### [Task instructions]
Check every line of the entries below for the word "this", and copy the ones that have it.

### [Input]

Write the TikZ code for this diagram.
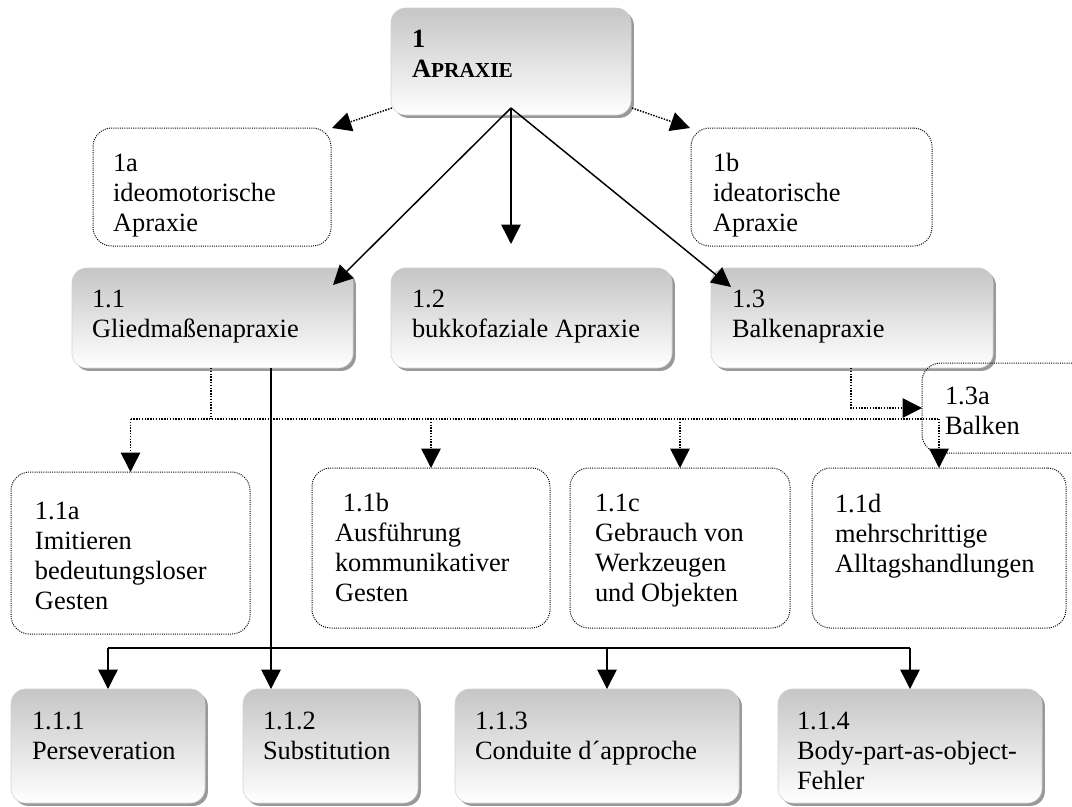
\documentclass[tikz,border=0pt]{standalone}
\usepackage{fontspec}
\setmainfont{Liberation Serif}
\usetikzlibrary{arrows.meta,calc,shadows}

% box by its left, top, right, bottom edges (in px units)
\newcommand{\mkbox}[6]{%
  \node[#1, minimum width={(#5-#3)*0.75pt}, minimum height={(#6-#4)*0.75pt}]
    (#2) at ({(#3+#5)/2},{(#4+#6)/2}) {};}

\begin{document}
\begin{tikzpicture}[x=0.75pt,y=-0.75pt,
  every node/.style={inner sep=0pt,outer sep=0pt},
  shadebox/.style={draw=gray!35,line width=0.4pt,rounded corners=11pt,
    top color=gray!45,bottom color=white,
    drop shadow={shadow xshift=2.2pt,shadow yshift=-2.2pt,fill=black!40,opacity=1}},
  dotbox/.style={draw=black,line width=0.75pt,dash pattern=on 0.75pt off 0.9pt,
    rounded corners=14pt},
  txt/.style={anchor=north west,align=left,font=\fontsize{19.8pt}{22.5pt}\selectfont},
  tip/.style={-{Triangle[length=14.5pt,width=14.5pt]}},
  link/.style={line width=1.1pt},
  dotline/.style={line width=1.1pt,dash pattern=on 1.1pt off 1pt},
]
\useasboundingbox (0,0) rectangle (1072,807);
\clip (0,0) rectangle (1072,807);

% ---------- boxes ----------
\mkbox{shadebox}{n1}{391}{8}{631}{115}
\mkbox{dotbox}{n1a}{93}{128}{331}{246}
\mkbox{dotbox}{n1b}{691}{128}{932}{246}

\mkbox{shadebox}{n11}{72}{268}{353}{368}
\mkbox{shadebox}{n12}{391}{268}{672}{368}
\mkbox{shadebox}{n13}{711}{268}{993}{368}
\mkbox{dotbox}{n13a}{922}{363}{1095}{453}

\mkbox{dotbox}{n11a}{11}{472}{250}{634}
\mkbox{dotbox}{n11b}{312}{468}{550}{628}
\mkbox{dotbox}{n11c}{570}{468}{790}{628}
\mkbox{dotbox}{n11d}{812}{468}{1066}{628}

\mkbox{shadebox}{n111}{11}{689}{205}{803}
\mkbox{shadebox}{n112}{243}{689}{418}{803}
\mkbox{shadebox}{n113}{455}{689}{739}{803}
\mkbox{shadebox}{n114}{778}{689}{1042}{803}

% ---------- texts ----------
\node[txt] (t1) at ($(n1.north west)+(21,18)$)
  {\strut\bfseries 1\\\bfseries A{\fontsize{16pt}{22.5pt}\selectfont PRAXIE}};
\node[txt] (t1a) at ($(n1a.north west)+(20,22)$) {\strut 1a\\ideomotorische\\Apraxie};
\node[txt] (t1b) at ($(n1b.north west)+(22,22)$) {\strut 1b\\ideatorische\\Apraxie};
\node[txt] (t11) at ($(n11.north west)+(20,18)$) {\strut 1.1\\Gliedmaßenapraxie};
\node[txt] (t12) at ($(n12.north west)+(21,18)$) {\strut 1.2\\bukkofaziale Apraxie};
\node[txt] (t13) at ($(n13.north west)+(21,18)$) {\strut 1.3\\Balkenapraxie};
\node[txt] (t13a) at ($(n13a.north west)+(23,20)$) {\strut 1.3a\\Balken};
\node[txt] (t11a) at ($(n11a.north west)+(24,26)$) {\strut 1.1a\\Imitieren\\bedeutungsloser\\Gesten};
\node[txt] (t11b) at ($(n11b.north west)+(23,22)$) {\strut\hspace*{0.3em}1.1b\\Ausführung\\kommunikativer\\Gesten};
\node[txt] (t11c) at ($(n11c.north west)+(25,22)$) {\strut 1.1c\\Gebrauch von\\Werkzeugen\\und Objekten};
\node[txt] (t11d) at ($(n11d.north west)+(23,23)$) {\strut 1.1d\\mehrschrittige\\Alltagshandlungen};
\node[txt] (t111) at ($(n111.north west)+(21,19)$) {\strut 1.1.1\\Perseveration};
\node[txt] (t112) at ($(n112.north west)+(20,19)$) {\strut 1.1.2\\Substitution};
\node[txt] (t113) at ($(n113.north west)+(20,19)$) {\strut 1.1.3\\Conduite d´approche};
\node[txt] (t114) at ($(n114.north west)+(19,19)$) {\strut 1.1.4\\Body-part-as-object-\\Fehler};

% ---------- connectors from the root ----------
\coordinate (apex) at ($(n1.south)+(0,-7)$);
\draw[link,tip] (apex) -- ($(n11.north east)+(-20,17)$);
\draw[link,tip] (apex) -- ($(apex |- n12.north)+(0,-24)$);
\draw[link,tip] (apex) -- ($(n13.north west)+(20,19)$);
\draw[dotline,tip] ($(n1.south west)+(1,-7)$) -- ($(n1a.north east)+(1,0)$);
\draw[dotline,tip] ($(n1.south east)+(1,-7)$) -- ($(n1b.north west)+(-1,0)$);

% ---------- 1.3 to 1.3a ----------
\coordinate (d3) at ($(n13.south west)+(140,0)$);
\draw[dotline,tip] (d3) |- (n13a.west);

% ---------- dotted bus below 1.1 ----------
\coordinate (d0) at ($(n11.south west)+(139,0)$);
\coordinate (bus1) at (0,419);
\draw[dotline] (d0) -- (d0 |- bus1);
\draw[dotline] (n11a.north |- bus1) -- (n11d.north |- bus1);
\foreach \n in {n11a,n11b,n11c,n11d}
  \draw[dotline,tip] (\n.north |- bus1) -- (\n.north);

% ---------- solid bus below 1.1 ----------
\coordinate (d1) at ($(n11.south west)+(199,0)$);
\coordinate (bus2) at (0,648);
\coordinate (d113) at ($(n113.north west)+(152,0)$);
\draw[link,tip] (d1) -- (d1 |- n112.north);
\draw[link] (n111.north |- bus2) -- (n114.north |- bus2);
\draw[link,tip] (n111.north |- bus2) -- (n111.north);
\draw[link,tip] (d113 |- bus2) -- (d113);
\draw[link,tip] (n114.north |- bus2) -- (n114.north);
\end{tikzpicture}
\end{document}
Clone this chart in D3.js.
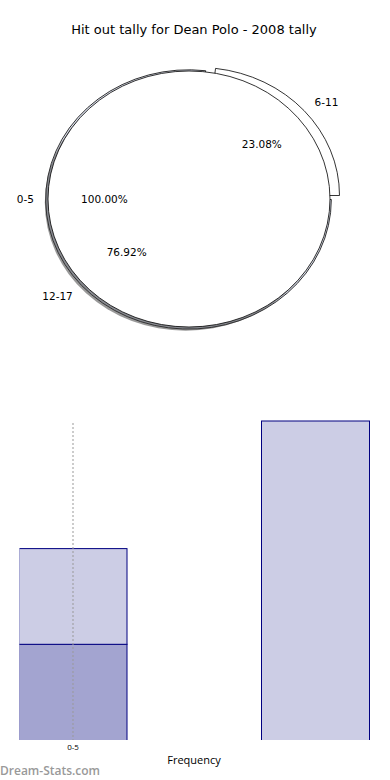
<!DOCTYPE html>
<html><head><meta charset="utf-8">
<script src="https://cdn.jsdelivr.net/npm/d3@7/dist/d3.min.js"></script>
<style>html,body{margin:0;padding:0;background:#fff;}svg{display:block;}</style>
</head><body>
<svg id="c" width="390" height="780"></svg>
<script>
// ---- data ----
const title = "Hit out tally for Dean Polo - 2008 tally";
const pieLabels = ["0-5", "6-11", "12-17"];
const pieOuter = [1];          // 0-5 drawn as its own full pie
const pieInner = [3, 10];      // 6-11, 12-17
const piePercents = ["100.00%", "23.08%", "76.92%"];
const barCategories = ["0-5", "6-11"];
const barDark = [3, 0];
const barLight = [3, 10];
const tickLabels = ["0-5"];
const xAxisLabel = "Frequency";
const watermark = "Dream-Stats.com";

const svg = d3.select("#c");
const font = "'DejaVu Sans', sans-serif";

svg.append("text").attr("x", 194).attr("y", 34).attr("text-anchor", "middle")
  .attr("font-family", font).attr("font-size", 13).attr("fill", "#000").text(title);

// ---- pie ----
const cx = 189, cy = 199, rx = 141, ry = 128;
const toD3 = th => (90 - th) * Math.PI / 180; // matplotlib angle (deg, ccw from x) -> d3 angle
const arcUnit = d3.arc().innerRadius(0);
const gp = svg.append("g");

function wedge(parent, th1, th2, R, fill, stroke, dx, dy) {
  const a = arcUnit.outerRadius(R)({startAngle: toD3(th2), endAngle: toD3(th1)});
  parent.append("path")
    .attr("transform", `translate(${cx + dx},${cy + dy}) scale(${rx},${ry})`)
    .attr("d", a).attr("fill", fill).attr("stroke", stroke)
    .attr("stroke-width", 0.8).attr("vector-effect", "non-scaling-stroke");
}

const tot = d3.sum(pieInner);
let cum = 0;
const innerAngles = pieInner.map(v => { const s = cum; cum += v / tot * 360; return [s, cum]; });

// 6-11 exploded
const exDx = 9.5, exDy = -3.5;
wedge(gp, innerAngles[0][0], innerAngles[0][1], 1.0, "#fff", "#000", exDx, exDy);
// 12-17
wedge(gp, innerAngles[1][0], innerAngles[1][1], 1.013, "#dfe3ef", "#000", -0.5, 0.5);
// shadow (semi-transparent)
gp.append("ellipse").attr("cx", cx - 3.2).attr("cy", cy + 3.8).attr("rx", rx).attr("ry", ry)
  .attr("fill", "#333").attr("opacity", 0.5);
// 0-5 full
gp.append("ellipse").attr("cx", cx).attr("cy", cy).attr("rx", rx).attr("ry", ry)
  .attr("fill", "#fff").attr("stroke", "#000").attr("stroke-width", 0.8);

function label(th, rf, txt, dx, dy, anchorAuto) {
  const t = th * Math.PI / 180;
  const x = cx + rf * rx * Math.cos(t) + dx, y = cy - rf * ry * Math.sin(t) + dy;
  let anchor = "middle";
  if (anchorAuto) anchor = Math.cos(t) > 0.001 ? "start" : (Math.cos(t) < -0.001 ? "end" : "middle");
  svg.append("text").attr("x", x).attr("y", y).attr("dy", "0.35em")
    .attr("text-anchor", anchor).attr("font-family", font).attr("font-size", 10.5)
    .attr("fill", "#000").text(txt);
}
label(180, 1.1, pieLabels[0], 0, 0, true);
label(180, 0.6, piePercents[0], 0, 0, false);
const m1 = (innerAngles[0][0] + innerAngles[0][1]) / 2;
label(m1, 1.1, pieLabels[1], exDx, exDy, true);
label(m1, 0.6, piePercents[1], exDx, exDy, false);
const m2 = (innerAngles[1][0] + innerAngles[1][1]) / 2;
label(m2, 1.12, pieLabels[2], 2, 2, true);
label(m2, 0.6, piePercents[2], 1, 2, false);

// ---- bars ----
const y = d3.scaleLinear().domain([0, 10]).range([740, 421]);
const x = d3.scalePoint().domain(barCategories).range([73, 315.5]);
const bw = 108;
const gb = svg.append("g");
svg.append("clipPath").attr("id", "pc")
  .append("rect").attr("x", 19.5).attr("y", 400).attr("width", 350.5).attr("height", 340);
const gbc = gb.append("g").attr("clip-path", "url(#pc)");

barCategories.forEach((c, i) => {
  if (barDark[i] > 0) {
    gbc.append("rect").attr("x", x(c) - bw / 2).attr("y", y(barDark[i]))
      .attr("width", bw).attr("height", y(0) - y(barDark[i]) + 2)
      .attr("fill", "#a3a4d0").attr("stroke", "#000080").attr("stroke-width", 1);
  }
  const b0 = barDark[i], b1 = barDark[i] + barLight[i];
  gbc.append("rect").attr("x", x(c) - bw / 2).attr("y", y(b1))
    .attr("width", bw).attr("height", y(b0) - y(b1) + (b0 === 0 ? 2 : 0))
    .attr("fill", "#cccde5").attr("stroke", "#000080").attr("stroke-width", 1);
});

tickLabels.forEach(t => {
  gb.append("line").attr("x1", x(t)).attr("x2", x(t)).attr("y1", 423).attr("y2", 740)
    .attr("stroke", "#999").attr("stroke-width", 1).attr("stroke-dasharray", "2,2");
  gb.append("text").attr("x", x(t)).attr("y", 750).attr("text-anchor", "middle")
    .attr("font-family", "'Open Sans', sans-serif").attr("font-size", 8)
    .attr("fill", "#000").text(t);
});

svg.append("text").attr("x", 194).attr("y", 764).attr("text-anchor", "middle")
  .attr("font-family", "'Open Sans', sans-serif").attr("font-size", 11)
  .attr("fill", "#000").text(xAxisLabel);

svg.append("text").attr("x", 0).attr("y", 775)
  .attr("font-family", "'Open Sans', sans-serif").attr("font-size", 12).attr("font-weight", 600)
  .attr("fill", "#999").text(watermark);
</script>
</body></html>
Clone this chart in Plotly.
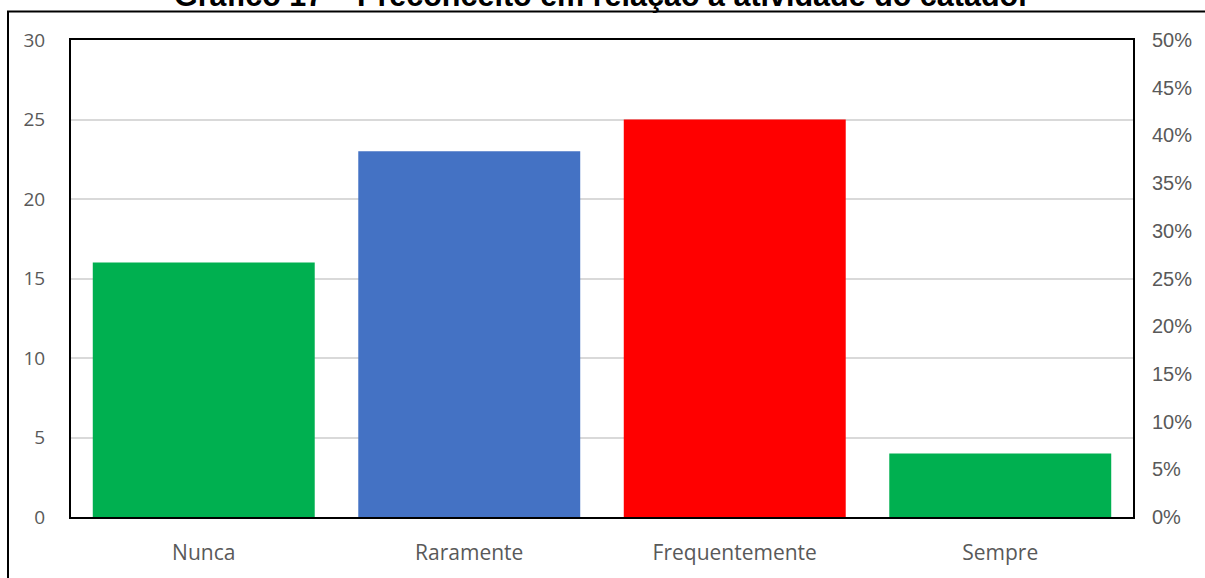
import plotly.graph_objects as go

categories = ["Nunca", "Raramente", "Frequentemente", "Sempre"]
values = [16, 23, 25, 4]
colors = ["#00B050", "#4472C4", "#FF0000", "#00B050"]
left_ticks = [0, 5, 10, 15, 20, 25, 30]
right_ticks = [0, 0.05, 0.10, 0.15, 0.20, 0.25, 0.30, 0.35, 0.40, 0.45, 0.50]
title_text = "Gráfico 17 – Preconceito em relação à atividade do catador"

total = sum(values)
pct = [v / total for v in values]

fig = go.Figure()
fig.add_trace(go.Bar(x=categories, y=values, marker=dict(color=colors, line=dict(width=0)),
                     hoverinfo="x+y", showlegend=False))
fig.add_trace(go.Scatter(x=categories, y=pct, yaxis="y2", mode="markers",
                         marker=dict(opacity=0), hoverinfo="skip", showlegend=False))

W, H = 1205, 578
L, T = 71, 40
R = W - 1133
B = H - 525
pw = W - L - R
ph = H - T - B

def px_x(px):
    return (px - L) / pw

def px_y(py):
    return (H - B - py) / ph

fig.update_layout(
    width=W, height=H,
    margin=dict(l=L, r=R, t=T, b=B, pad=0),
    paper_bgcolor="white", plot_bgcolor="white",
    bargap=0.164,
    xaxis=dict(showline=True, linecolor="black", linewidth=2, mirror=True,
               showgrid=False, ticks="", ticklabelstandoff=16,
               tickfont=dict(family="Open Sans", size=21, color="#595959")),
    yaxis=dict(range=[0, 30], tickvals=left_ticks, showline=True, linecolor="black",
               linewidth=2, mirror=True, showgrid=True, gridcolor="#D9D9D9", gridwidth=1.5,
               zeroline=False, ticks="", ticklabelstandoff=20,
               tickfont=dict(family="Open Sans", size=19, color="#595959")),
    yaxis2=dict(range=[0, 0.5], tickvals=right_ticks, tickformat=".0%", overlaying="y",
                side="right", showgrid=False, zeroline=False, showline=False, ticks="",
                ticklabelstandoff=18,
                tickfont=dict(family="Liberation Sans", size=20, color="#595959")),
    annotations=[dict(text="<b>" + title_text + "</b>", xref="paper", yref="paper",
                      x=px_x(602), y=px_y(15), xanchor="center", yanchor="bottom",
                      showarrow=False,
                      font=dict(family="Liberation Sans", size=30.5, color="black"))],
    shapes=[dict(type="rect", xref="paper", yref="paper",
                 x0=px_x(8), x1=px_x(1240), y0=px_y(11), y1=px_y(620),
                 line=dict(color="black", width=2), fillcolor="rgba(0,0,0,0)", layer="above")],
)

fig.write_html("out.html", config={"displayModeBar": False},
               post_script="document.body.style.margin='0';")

### [Final result]
Write the TikZ code for this diagram.
Clone this chart in D3.js.
Clone this chart in Plotly.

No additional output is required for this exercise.